As another form of randori, we played knife randori with uke told to cut twice no matter what tori does. The first attack had to be a ballistic attack from outside ma-ai but the second attack could be stab, slash, high, low, anything. Turns out that the first attack is easy to evade, but if you engage with uke instead of brushing off then the second attack almost always cuts. Shomenate and aigamaeate are still the most viable techniques I found (other than the brush-off). If you can get tori moving backward away from you (e.g. shomenate) then his second knife attack has less potential.

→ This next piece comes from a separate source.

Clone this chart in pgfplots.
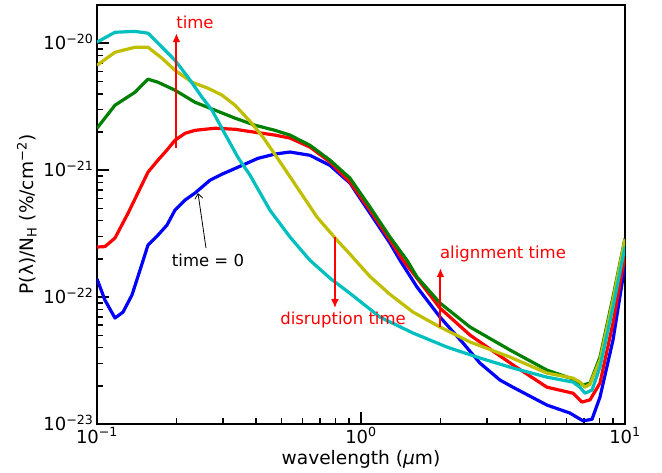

This was a great, high-energy, sweaty aiki practice. Take away points:
  • Aikido is about avoiding force, disengaging safely, refusing to engage - the aiki brushoff
  • Rolling the ball is a great way to disengage from a strength-vs-strength grappling situation. Roll uke about 1/4 turn then brushoff.
  • Aiki brushoff is the crucial skill in multiple opponents randori, followed by short, low-commitment atemi, like shomenate and aigamaeate.
  • Two-stab knife randori is a great form of knife evasion that really emphasizes the importance of aiki brushoff and atemiwaza.